Cash sent home by migrant workers in July grew at the slowest pace in six months as the dollar’s recent strength brought down the value of remittances denominated in other currencies.
In a statement, the Bangko Sentral ng Pilipinas (BSP) said remittances from overseas Filipino workers (OFWs) grew by 0.5 percent to $2.08 billion.
The growth was slower than June’s 6.1 percent and the total for the month was the lowest since April. For January to July, remittances totaled at $14.2 billion, up 4.8 percent year-on-year.
Officials attributed the slowdown to “the depreciation of currencies in OFW host countries against the US dollar, which reduced the dollar equivalent of their currencies.”
Remittances from OFWs account for nearly a tenth of gross domestic product (GDP). These cash transfers are seen as a strong driver for consumer spending that makes up two-thirds of domestic output.
It also forms the biggest component of the economy’s current-account surplus, or a summary of all recurring forms of foreign exchange income for the country. This surplus ensures the steady supply of dollars in the economy to cover the money needed to pay for imports.
Main sources of remittances in July were the United States, United Arab Emirates, United Kingdom, Singapore, Japan, Hong Kong and Canada.

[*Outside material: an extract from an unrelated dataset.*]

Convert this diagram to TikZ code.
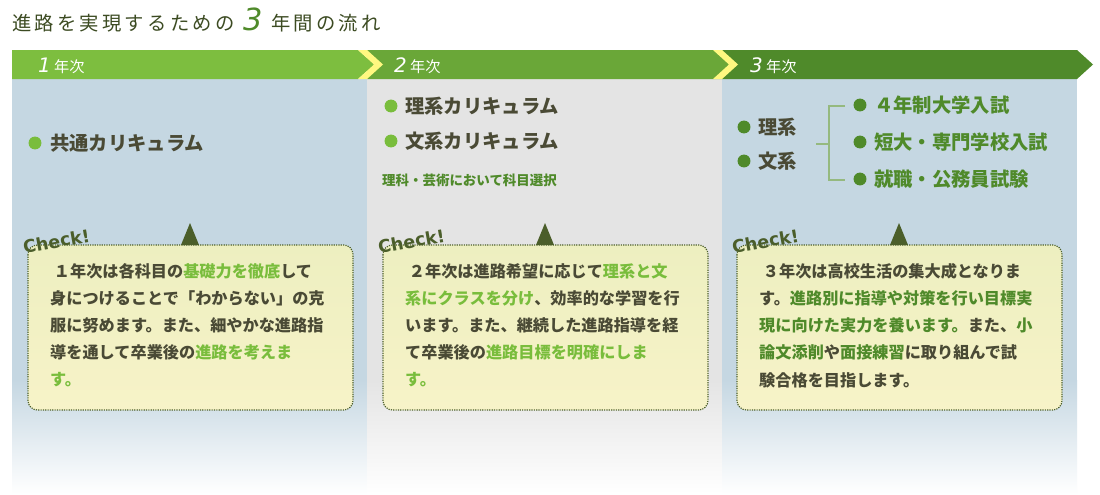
\documentclass[tikz,border=0pt]{standalone}
\usepackage{fontspec}
\setmainfont{Noto Sans CJK JP}
\newfontfamily\jb{Noto Sans CJK JP}[BoldFont={* Bold}]
\newfontfamily\ck{DejaVu Sans}
\usetikzlibrary{shadings}
\definecolor{gA}{HTML}{7DBE3F}
\definecolor{gB}{HTML}{6AA738}
\definecolor{gC}{HTML}{4F8A2A}
\definecolor{bl}{HTML}{C5D7E2}
\definecolor{gr}{HTML}{E4E4E4}
\definecolor{txt}{HTML}{4A4A35}
\definecolor{hl}{HTML}{79BD3C}
\definecolor{dk}{HTML}{4B5E2A}
\definecolor{bxa}{HTML}{EDEFC0}
\definecolor{bxb}{HTML}{F7F3C8}
\begin{document}
\begin{tikzpicture}[x=0.03cm,y=-0.03cm,
  hdr/.style={font=\fontsize{13}{13}\selectfont\jb,text=white,anchor=west},
  item/.style={font=\fontsize{16.5}{16.5}\selectfont\bfseries,text=txt,anchor=west},
  gitem/.style={font=\fontsize{16.5}{16.5}\selectfont\bfseries,text=gC,anchor=west},
  body/.style={font=\fontsize{13.8}{23.2}\selectfont\bfseries,text=txt,anchor=north west,align=left,inner sep=0pt},
  box/.style={draw=dk,densely dotted,line width=1pt,rounded corners=8pt,top color=bxa,bottom color=bxb},
  dot/.style={circle,inner sep=0pt,minimum size=11pt}]
\useasboundingbox (0,0) rectangle (1100,494);
\fill[white] (0,0) rectangle (1100,494);
% panels
\fill[bl] (12,79) rectangle (367,380);
\fill[gr] (367,79) rectangle (722,380);
\fill[bl] (722,79) rectangle (1077,380);
\shade[top color=bl,bottom color=white] (12,380) rectangle (367,494);
\shade[top color=gr,bottom color=white] (367,380) rectangle (722,494);
\shade[top color=bl,bottom color=white] (722,380) rectangle (1077,494);
% header
\fill[gC] (722,50) -- (1077,50) -- (1093,64.5) -- (1077,79) -- (722,79) -- cycle;
\fill[gB] (367,50) -- (722,50) -- (738,64.5) -- (722,79) -- (367,79) -- cycle;
\fill[gA] (12,50) -- (358,50) -- (374,64.5) -- (358,79) -- (12,79) -- cycle;
\fill[yellow!50] (358,50) -- (367,50) -- (383,64.5) -- (367,79) -- (358,79) -- (374,64.5) -- cycle;
\fill[yellow!50] (713,50) -- (722,50) -- (738,64.5) -- (722,79) -- (713,79) -- (729,64.5) -- cycle;
\node[hdr] (h1) at (34,66) {{\fontsize{17}{17}\selectfont\itshape\ck 1} 年次};
\node[hdr] (h2) at (390,66) {{\fontsize{17}{17}\selectfont\itshape\ck 2} 年次};
\node[hdr] (h3) at (746,66) {{\fontsize{17}{17}\selectfont\itshape\ck 3} 年次};
% title
\node[anchor=west,text=dk!80!black,font=\fontsize{16.5}{16.5}\selectfont,inner sep=0pt] (t) at (12,20) {進\,路\,を\,実\,現\,す\,る\,た\,め\,の\ \ {\fontsize{26}{26}\selectfont\itshape\ck\color{gC} 3}\ \ 年\,間\,の\,流\,れ};
% column 1
\node[dot,fill=hl] (d1) at (35,143) {};
\node[item] (c1) at (46,143) {共通カリキュラム};
% column 2
\node[dot,fill=hl] (d2) at (391,106) {};
\node[item] (r2) at (401,106) {理系カリキュラム};
\node[dot,fill=hl] (d3) at (391,141) {};
\node[item] (b2) at (401,141) {文系カリキュラム};
\node[anchor=west,text=gC,font=\fontsize{11.5}{11.5}\selectfont\bfseries] (s2) at (378,180) {理科・芸術において科目選択};
% column 3
\node[dot,fill=gC] (d4) at (744,127) {};
\node[item] (r3) at (754,127) {理系};
\node[dot,fill=gC] (d5) at (744,161) {};
\node[item] (b3) at (754,161) {文系};
\coordinate (j) at (829,144);
\draw[gC!60,line width=1pt] (816,144) -- (j) (845,106) -- (829,106) -- (829,180) -- (845,180);
\node[dot,fill=gC] (e1) at (860,105) {};
\node[gitem] (u1) at (870,105) {４年制大学入試};
\node[dot,fill=gC] (e2) at (860,142) {};
\node[gitem] (u2) at (870,142) {短大・専門学校入試};
\node[dot,fill=gC] (e3) at (860,179) {};
\node[gitem] (u3) at (870,179) {就職・公務員試験};
% boxes
\foreach \x/\n in {28/1,383/2,737/3}{
  \draw[box] (\x,245) rectangle (\x+325,410);
  \fill[dk] (\x+162-9,245) -- (\x+162,223) -- (\x+162+9,245) -- cycle;
  \node[rotate=10,text=dk,font=\fontsize{15}{15}\selectfont\ck\bfseries,anchor=west,inner sep=0pt] (ck\n) at (\x-5,247) {Check!};
}
\node[body] (t1) at (50,263) {\ １年次は各科目の\textcolor{hl}{基礎力を徹底}して\\身につけることで「わからない」の克\\服に努めます。また、細やかな進路指\\導を通して卒業後の\textcolor{hl}{進路を考えま}\\\textcolor{hl}{す。}};
\node[body] (t2) at (405,263) {\ ２年次は進路希望に応じて\textcolor{hl}{理系と文}\\\textcolor{hl}{系にクラスを分け}、効率的な学習を行\\います。また、継続した進路指導を経\\て卒業後の\textcolor{hl}{進路目標を明確にしま}\\\textcolor{hl}{す。}};
\node[body] (t3) at (759,263) {\ ３年次は高校生活の集大成となりま\\す。\textcolor{gC}{進路別に指導や対策を行い目標実}\\\textcolor{gC}{現に向けた実力を養います。}また、\textcolor{gC}{小}\\\textcolor{gC}{論文添削}や\textcolor{gC}{面接練習}に取り組んで試\\験合格を目指します。};
\end{tikzpicture}
\end{document}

Dutch financial giant ING Bank yesterday said the Philippines was slowly weaning itself off remittances from migrants, thanks to the success of the business process outsourcing (BPO) industry, which employs more than a million Filipinos.
“[OFW remittances are] practically only half of the strong structural inflows. Outsourcing revenues are expected to remain strong and post an annual growth of 15 to 17 percent this year,” ING Bank economist Joey Cuyegkeng said.
For the entire year, the BSP expects remittances to grow by 5 percent to a record high of $25 billion.